Mortgage rates jump for third straight week

Investor reactions to economic data led mortgage rates higher for the third week in a row, deepening concerns about home affordability.

The 30-year fixed interest rate averaged 6.5% for the seven-day period ending Feb. 23, jumping 18 basis points from 6.32% a week earlier. At the beginning of February, the rate had fallen to 6.09%, its lowest reading since September. One year ago, the average rate came in at 3.89%, according to Freddie Mac’s Primary Mortgage Market Survey.

Meanwhile, the 15-year fixed rate surged by 25 basis points to average 5.76% compared to 5.51% the previous week. During the same period in 2022, the 15-year average stood at 3.14%.

Recent weekly increases reflect economic trends that have complicated efforts to get inflation under control, according to several economists. 

“The economy continues to show strength, and interest rates are repricing to account for the stronger than expected growth, tight labor market and the threat of sticky inflation,” Freddie Mac Chief Economist Sam Khater said in a press release.

Although inflation is slowing, the pace of deceleration still has economists expecting further hikes in the federal funds rate this year, sending mortgage averages upward. They could head even higher over the next several days depending on results of upcoming data releases.

“This week, a higher-than-expected print from the Fed’s preferred inflation gauge – the PCE Price index – could cause more policy uncertainty and higher mortgage rate volatility,” said Orphe Divounguy, senior macroeconomist at Zillow Home Loans.

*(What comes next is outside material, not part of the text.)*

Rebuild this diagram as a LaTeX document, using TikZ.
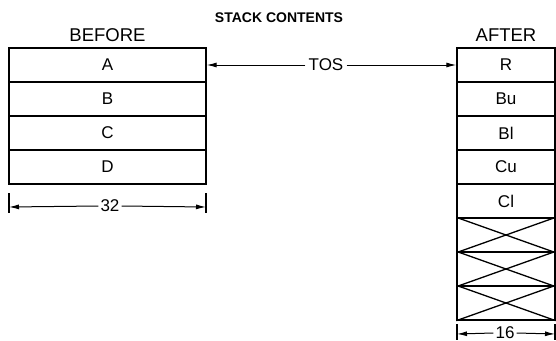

The 10-year Treasury yield, which typically influences the direction and size of mortgage rate movements closed at 3.84% on Feb. 16, its highest point since early January. The yield increased even more in the following days, rising to 3.95% on Feb. 21, but had retreated to 3.91% during the noon hour on Thursday.  

Following a consistent downward trend in average rates over the three-month period between November and January, the recent turnaround has brought some of the focus back on home affordability, “eroding” progress made on that front over the past few months, Divounguy said. At the same time rates fell, home prices largely flattened on a monthly basis toward the end of last year.

The latest rate movements have also made an impact on lending businesses, according to the Mortgage Bankers Association. Its Market Composite Index has come in lower in three out of the last four weeks after a promising start to the year. Purchases fell last week to their lowest point since 1995.

“The worst thing, I think, for us in real estate finance is uncertainty,” said Kenny Hodges, CEO and president at Assurance Financial. 

“Really, over the last three weeks, we’ve seen the market has kind of reverted back to uncertainty,” he said.

But in an elevated rate environment, what’s offered among different lenders can vary widely, Khater said, meaning some potential relief is possible for borrowers. 

“Our research shows that rate dispersion increases as mortgage rates trend up. This means home buyers can potentially save $600 to $1,200 annually by taking the time to shop among lenders,” Khater said.